Calvary Downey became my home church. It was here that I also met new people, pastors and even a time when myself and Delia temporarily separated that I met other single adults. I continued to attend bible studies and eventually I even joined a home bible study with an old friend Joe and Dora Chivira who were a couple who I met in High school parents of a couple class mates. Yes 2008-to about 2013 I was deep in the word of God, not that I am not today.
Pastor Jeff did not die , but was handing over the reins of senior pastor to Art Reyes who I feel is a good fit for pastor, looking around my age maybe younger. Being that I live over 45 miles away from Downey now, I watch online.
Pastor Jeff and his ministry will be missed. Hearing and learning that he came to Christ when he was invited to Calvary Chapel Costa Mesa attending Chuck Smith’s church at the time. This was during the Jesus revival when many hippies came to Christ.
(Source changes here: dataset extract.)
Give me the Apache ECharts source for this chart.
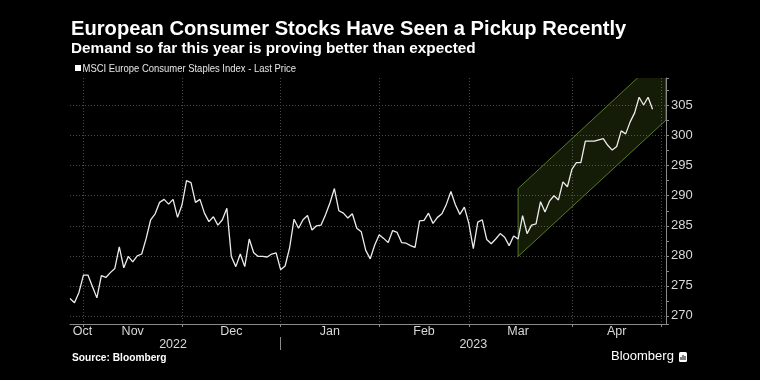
<!DOCTYPE html>
<html>
<head>
<meta charset="utf-8">
<script src="https://cdn.jsdelivr.net/npm/echarts@6/dist/echarts.min.js"></script>
<style>
html,body{margin:0;padding:0;background:#000;}
#c{width:760px;height:380px;}
</style>
</head>
<body>
<div id="c"></div>
<script>
// ---- data ----
const startDate = '2022-10-27';
const endDate = '2023-05-02';
const seriesName = 'MSCI Europe Consumer Staples Index - Last Price';
const prices = [
 272.9,272.2,273.9,276.8,276.8,274.9,273.0,276.7,276.4,277.2,
 277.9,281.5,278.0,279.9,279.0,280.0,280.3,282.9,286.0,287.0,
 288.9,289.4,288.6,289.4,286.4,288.5,292.5,292.2,288.9,289.4,
 287.1,285.7,286.5,285.1,286.0,287.9,279.9,278.2,280.3,278.2,
 282.8,280.5,279.9,279.9,279.8,280.3,280.5,277.7,278.3,281.3,
 286.1,284.6,286.0,286.7,284.3,285.0,285.1,286.8,288.8,291.2,
 287.5,287.1,286.3,287.0,284.6,284.0,280.9,279.5,281.8,283.5,
 282.9,282.2,284.2,283.9,282.2,282.1,281.7,281.4,285.8,285.9,
 287.1,285.4,286.4,287.0,288.6,290.7,288.5,286.9,288.1,285.4,
 281.2,285.6,286.0,282.7,282.0,282.8,283.7,283.1,281.7,283.3,
 282.8,286.7,283.7,285.1,285.3,289.0,287.3,289.1,290.0,289.3,
 292.3,291.5,294.4,295.5,295.5,299.1,299.1,299.1,299.3,299.5,
 298.4,297.6,298.2,300.8,300.3,302.3,303.8,306.4,305.1,306.4,
 304.4
];
const channelDates = ['2023-03-16', '2023-05-02'];
const channelLow = [279.9, 302.6];
const channelHigh = [291.2, 314.0];
const monthStartDates = ['2022-11-01','2022-12-01','2023-01-02','2023-02-01','2023-03-01','2023-04-03','2023-05-01'];
const monthLabelDates = ['2022-10-31','2022-11-16','2022-12-16','2023-01-17','2023-02-15','2023-03-16','2023-04-17'];
const monthLabels = ['Oct','Nov','Dec','Jan','Feb','Mar','Apr'];
const yearLabelDates = ['2022-11-29','2023-03-02'];
const yearLabels = ['2022','2023'];
const yearBreakDates = ['2023-01-02'];
const yMin = 268.65, yMax = 309.6;

// weekday category axis
function weekdays(a, b) {
  const out = [];
  const d = new Date(a + 'T00:00:00Z');
  const e = new Date(b + 'T00:00:00Z');
  while (d <= e) {
    const w = d.getUTCDay();
    if (w !== 0 && w !== 6) out.push(d.toISOString().slice(0, 10));
    d.setUTCDate(d.getUTCDate() + 1);
  }
  return out;
}
const dates = weekdays(startDate, endDate);

const FONT = '"Liberation Sans", Arial, sans-serif';
const chart = echarts.init(document.getElementById('c'), null, {renderer: 'canvas'});

const chIdx = channelDates.map(d => dates.indexOf(d));

chart.setOption({
  backgroundColor: '#000',
  animation: false,
  title: [
    {text: 'European Consumer Stocks Have Seen a Pickup Recently', left: 71, top: 19, padding: 0,
     textStyle: {color: '#fff', fontSize: 20.15, fontWeight: 'bold', fontFamily: FONT}},
    {text: 'Demand so far this year is proving better than expected', left: 71, top: 41, padding: 0,
     textStyle: {color: '#fff', fontSize: 15.3, fontWeight: 'bold', fontFamily: FONT}}
  ],
  grid: {left: 70, right: 94, top: 78, bottom: 56},
  xAxis: [
    {
      type: 'category', data: dates, boundaryGap: false,
      axisLine: {show: true, lineStyle: {color: '#8a8a8a', width: 1}},
      axisTick: {show: true, length: 3, interval: (i, v) => monthStartDates.includes(v), lineStyle: {color: '#8a8a8a'}},
      splitLine: {show: true, interval: (i, v) => monthStartDates.includes(v), lineStyle: {color: '#4a4a4a', type: [1, 2], width: 1}},
      axisLabel: {
        interval: (i, v) => monthLabelDates.includes(v), margin: 1,
        color: '#d8d8d8', fontSize: 12.5, fontFamily: FONT,
        formatter: v => {
          const k = monthLabelDates.indexOf(v);
          return k === 0 ? '{o|' + monthLabels[k] + '}' : monthLabels[k];
        },
        rich: {o: {padding: [0, 0, 0, 7], color: '#d8d8d8', fontSize: 12.5, fontFamily: FONT}}
      }
    },
    {
      type: 'category', data: dates, boundaryGap: false, position: 'bottom', offset: 13,
      axisLine: {show: false},
      axisTick: {show: true, length: 13, interval: (i, v) => yearBreakDates.includes(v), lineStyle: {color: '#8a8a8a'}},
      splitLine: {show: false},
      axisLabel: {
        interval: (i, v) => yearLabelDates.includes(v), margin: 1,
        color: '#d8d8d8', fontSize: 12.5, fontFamily: FONT,
        formatter: v => yearLabels[yearLabelDates.indexOf(v)]
      }
    }
  ],
  yAxis: {
    type: 'value', position: 'right', min: yMin, max: yMax, minInterval: 5, maxInterval: 5,
    axisLine: {show: true, lineStyle: {color: '#8a8a8a', width: 1}},
    axisTick: {show: true, length: 3, lineStyle: {color: '#8a8a8a'}},
    minorTick: {show: true, splitNumber: 2, length: 3, lineStyle: {color: '#8a8a8a'}},
    splitLine: {show: true, showMinLine: false, showMaxLine: false, lineStyle: {color: '#4a4a4a', type: [1, 2], width: 1}},
    axisLabel: {show: true, showMinLabel: false, showMaxLabel: false, margin: 5, color: '#d8d8d8', fontSize: 13, fontFamily: FONT}
  },
  series: [
    {
      type: 'custom', name: 'channel', clip: true, z: 1, silent: true,
      data: [0],
      renderItem: (params, api) => {
        const p = [
          api.coord([chIdx[0], channelLow[0]]),
          api.coord([chIdx[1], channelLow[1]]),
          api.coord([chIdx[1], channelHigh[1]]),
          api.coord([chIdx[0], channelHigh[0]])
        ];
        return {type: 'polygon', shape: {points: p},
          style: {fill: 'rgba(125,170,40,0.16)', stroke: '#587a2c', lineWidth: 1}};
      }
    },
    {
      type: 'line', name: seriesName, data: prices, z: 3,
      showSymbol: false, symbol: 'none',
      lineStyle: {color: '#ececec', width: 1.3}
    }
  ],
  graphic: [
    {type: 'group', left: 75, top: 63, children: [
      {type: 'rect', shape: {x: 0, y: 2, width: 6, height: 6}, style: {fill: '#fff'}},
      {type: 'text', x: 7.5, y: 0, scaleX: 0.86,
       style: {text: seriesName, fill: '#e6e6e6', font: '11px "Liberation Sans", Arial, sans-serif'}}
    ]},
    {type: 'text', left: 72, top: 353, style: {text: 'Source: Bloomberg', fill: '#fff', font: 'bold 10.2px "Liberation Sans", Arial, sans-serif'}},
    {type: 'text', left: 611, top: 350, style: {text: 'Bloomberg', fill: '#fff', font: '13px "Liberation Sans", Arial, sans-serif'}},
    {type: 'group', left: 679, top: 352, children: [
      {type: 'rect', shape: {x: 0, y: 0, width: 8, height: 10, r: 1.5}, style: {fill: '#fff'}},
      {type: 'rect', shape: {x: 1.5, y: 5, width: 1, height: 3}, style: {fill: '#000'}},
      {type: 'rect', shape: {x: 3.5, y: 3, width: 1, height: 5}, style: {fill: '#000'}},
      {type: 'rect', shape: {x: 5.5, y: 4, width: 1, height: 4}, style: {fill: '#000'}}
    ]}
  ]
});
</script>
</body>
</html>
Jeff was no different in the sense, he was actually a drug dealer at the time, newly married and a child having a come to Jesus moment and then a movement where GOD would move in his life making incredible things happen.
When in my relationship with my future wife Delia, we would attend Church together and we would also attend her Spanish speaking church called Tabernaculo Baptista of Los Angeles. When we had our daughter Mikaylah we would bring her and attempt to put her in the nursery but at times she refused to go and when we would leave her she would cry and we would have to be called to pick her up, ending up in the overflow room.
Those moments were special nevertheless as we spent time together in GOD’s word. Today we are still a Christ following family but often find it difficult to attend physical service as my wife works on Sundays, Mikaylah I am sorry to say does not wish to go, but I MUST, and I do.
Jeff taught us that Christ is the glue that holds us together and I believe that. I remember leaning on the church when I lost my jobs and pastors would pray for me and in time it did get better. It was incredibly difficult in the years of 2014-2018, where I struggled financially , being a new parent and husband was challenging and often I would cry out to the Lord for help and he did come to my aid.
Many of you out there may not be believers but for me and my house we serve the Lord. I know I fail at times teaching my daughter the word of God. I do have bibles for children and books relating to the bible I’ve read to her at night, but I must do better, I must her soul depends on it. Since giving my life to Christ I have followed many ministries and have gone to different churches in the Calvary family such as Chino Hills with Jack Hibbs and Greg Laurie of Harvest and others. Christ is always in my life, but I know from many years ago I can do better with my relationship, something I think about every day.
My life was changed in 2008 due to Pastor Jeff and I am forever thankful for his teachings , love , kindness and warm soul when I did meet him, embodying a true Christian. I know he is still a man and he fails like any other man and women and I understand he is not perfect, even has even mentioned that in his services have prodigal kids.
This is a man I will forever be grateful for and hope that others including my wife and daughter know this man is special in my eyes and the Lords.
God Bless you Pastor Jeff and your family , Thank you, thank you for I am forever grateful for your love for GOD and your teaching.